What is Machine Learning?
Learning, like intelligence, covers such a broad range of processes that it is difficult to define precisely. According to Wikipedia, Learning is the act of acquiring new or modifying and reinforcing existing knowledge, behaviors, skills, values, or preferences which may lead to a potential change in synthesizing information, depth of the knowledge, attitude or behavior relative to the type and range of experiences.
In Machine Learning, computers apply statistical learning techniques to automatically identify patterns in data. These techniques can be used to make highly accurate predictions. The process of learning begins with observations or data, such as examples, direct experience, or instruction, in order to look for patterns in data and make better decisions in the future based on the examples that we provide. The primary aim is to allow the computers learn automatically without human intervention or assistance and adjust actions accordingly.
Types of Learning
There are four types of learning methods in Machine Learning.
Supervised Learning: This method can apply what has been learned in the past to new data using labeled examples to predict future events. Starting from the analysis of a known training dataset, the learning algorithm produces an inferred function to make predictions about the output values. The system is able to provide targets for any new input after sufficient training. The learning algorithm can also compare its output with the correct, intended output and find errors in order to modify the model accordingly.

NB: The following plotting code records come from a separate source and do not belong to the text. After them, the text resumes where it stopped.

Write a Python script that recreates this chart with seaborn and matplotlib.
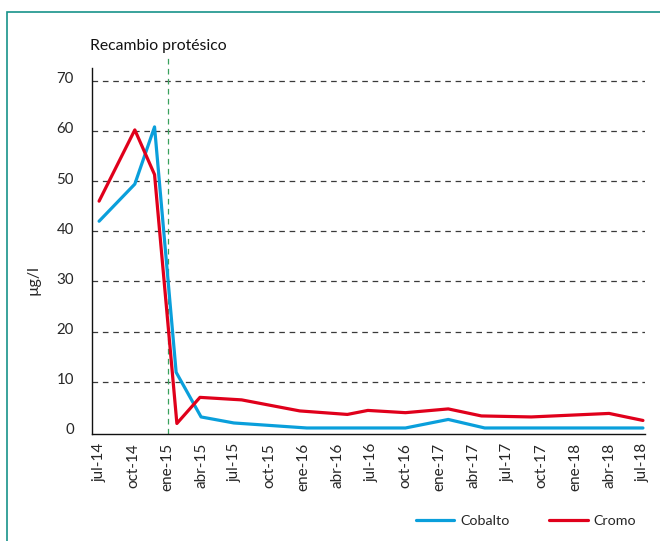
import matplotlib
matplotlib.use("Agg")
import matplotlib.pyplot as plt
import matplotlib.transforms as mtransforms
from matplotlib.patches import Rectangle
import seaborn as sns
import pandas as pd

# ---- data ----
cobalto_dates = ["2014-07-01", "2014-10-05", "2014-11-27", "2015-01-24", "2015-04-01",
                 "2015-06-28", "2016-01-10", "2016-10-01", "2017-01-24", "2017-05-02",
                 "2018-07-01"]
cobalto_vals = [42.0, 49.4, 60.8, 11.9, 3.0, 1.8, 0.8, 0.8, 2.5, 0.8, 0.8]

cromo_dates = ["2014-07-01", "2014-10-05", "2014-11-27", "2015-01-26", "2015-03-29",
               "2015-07-19", "2015-12-22", "2016-04-28", "2016-06-22", "2016-10-01",
               "2017-01-24", "2017-04-23", "2017-09-04", "2018-04-01", "2018-07-01"]
cromo_vals = [46.0, 60.2, 51.3, 1.7, 6.9, 6.4, 4.2, 3.5, 4.3, 3.85, 4.6, 3.2, 3.0, 3.7, 2.3]

tick_dates = ["2014-07-01", "2014-10-01", "2015-01-01", "2015-04-01", "2015-07-01",
              "2015-10-01", "2016-01-01", "2016-04-01", "2016-07-01", "2016-10-01",
              "2017-01-01", "2017-04-01", "2017-07-01", "2017-10-01", "2018-01-01",
              "2018-04-01", "2018-07-01"]
tick_labels = ["jul-14", "oct-14", "ene-15", "abr-15", "jul-15", "oct-15", "ene-16",
               "abr-16", "jul-16", "oct-16", "ene-17", "abr-17", "jul-17", "oct-17",
               "ene-18", "abr-18", "jul-18"]
y_ticks = [0, 10, 20, 30, 40, 50, 60, 70]
event_date = "2015-01-01"
event_label = "Recambio protésico"

df = pd.concat([
    pd.DataFrame({"fecha": pd.to_datetime(cobalto_dates), "valor": cobalto_vals, "serie": "Cobalto"}),
    pd.DataFrame({"fecha": pd.to_datetime(cromo_dates), "valor": cromo_vals, "serie": "Cromo"}),
], ignore_index=True)

sns.set_style("white")
plt.rcParams["font.family"] = ["Lato", "DejaVu Sans"]

fig = plt.figure(figsize=(6.6, 5.41), dpi=100)
ax = fig.add_axes([0.1394, 0.1987, 0.977 - 0.1394, 0.874 - 0.1987])

palette = {"Cobalto": "#0a9fdb", "Cromo": "#e0001b"}
sns.lineplot(data=df, x="fecha", y="valor", hue="serie", palette=palette,
             linewidth=2.3, ax=ax, sort=True, estimator=None)

# grid lines
for v in y_ticks[1:]:
    ax.axhline(v, color="#3a3a3a", linestyle=(0, (4.5, 3.8)), linewidth=0.9, zorder=0)

# event line
ax.axvline(pd.Timestamp(event_date), ymin=0, ymax=1.035, color="#3aa15e",
           linestyle=(0, (4.5, 3.5)), linewidth=0.9, clip_on=False, zorder=1)
fig.text(90 / 660, 1 - 46 / 541, event_label, ha="left", va="center", fontsize=11.3, color="#111111")

ax.set_xlim(pd.Timestamp("2014-06-12"), pd.Timestamp("2018-07-06"))
ax.set_ylim(-0.3, 72.5)
ax.set_xticks(pd.to_datetime(tick_dates))
ax.set_xticklabels(tick_labels, rotation=90, fontsize=11)
ax.set_yticks(y_ticks)
ax.set_yticklabels([str(v) for v in y_ticks], fontsize=10.8)
ax.tick_params(axis="both", length=0)
ax.tick_params(axis="y", pad=13)
ax.tick_params(axis="x", pad=7)
offset = mtransforms.ScaledTranslation(0, 3 / 100, fig.dpi_scale_trans)
for lbl in ax.get_yticklabels():
    lbl.set_transform(lbl.get_transform() + offset)

ax.set_xlabel("")
ax.set_ylabel("µg/l", fontsize=11.5)
ax.yaxis.set_label_coords(-0.094, 0.42)

for side in ["top", "right"]:
    ax.spines[side].set_visible(False)
for side in ["left", "bottom"]:
    ax.spines[side].set_color("#111111")
    ax.spines[side].set_linewidth(1.0)

handles, labels = ax.get_legend_handles_labels()
ax.get_legend().remove()
leg = fig.legend(handles, labels, loc="center", bbox_to_anchor=(526 / 660, 1 - 521 / 541),
                 ncol=2, frameon=False, fontsize=10.3, handlelength=2.7, columnspacing=2.8,
                 handletextpad=0.4)

# frame
fig.patches.append(Rectangle((7 / 660, -0.1), 1.2, (1 - 12 / 541) + 0.1,
                             transform=fig.transFigure, fill=False,
                             edgecolor="#17928a", linewidth=1.2))

fig.savefig("out.png", dpi=100)
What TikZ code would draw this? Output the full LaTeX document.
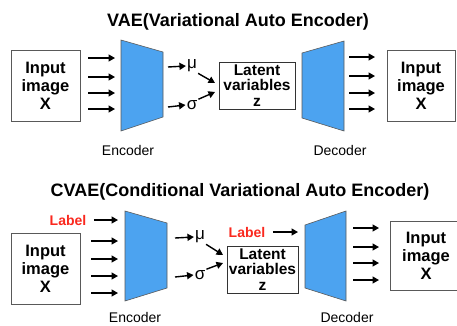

Ex: Face Detection from Images, Spam Filter
Unsupervised Learning: This is used when the information used to train is neither classified nor labeled. Unsupervised learning studies how systems can infer a function to describe a hidden structure from unlabeled data. The system doesn’t figure out the right output, but it explores the data and can draw inferences from datasets to describe hidden structures from unlabeled data.
Ex: Social Network Analysis
Semi-Supervised Learning: This falls somewhere in between supervised and unsupervised learning, since they use both labeled and unlabeled data for training – typically a small amount of labeled data and a large amount of unlabeled data. The systems that use this method are able to considerably improve learning accuracy. Usually, semi-supervised learning is chosen when the acquired labeled data requires skilled and relevant resources in order to train it / learn from it. Otherwise, acquiringunlabeled data generally doesn’t require additional resources.
Reinforcement Learning: This is a learning method that interacts with its environment by producing actions and discovers errors or rewards. Trial and error search and delayed reward are the most relevant characteristics of reinforcement learning. This method allows machines and software agents to automatically determine the ideal behavior within a specific context in order to maximize its performance. Simple reward feedback is required for the agent to learn which action is best; this is known as the reinforcement signal.
Ex: Game Bots
Classification, Regression and Clustering
The main goal of classification is to predict the target class (Yes/ No). If the trained model is for predicting any of two target classes. It is known as binary classification. Considering the student profile to predict whether the student will pass or fail. Considering the customer, transaction details to predict whether he will buy the new product or not. These kind problems will be addressed with binary classification. If we have to predict more the two target classes it is known as multi-classification. Considering all subject details of a student to predict which subject the student will score more. Identifying the object in an image. These kind problems are known as multi-classification problems.
The main goal of regression algorithms is the predict the discrete or a continues value. In some cases, the predicted value can be used to identify the linear relationship between the attributes. Suppose the increase in the product advantage budget will increase the product sales. Based on the problem difference regression algorithms can be used. some of the basic regression algorithms are linear regression, polynomial regression … etc
Clustering is an unsupervised machine learning task that automatically divides the data into clusters, or groups of similar items. It does this without having been told how the groups should look ahead of time. As we may not even know what we’re looking for, clustering is used for knowledge discovery rather than prediction. It provides an insight into the natural groupings found within data.
Machine Learning Books for Beginners
Programming Collective Intelligence, PCI as it is popularly known, is one of the best books to start learning machine learning. This book uses Python.
This is a great introduction to Machine Learning using R.
Machine Learning in Action is unique book that blends the foundational theories of machine learning with the practical realities of building tools for everyday data analysis using Python.
I highly recommend reading Visual Introduction to Machine Learning.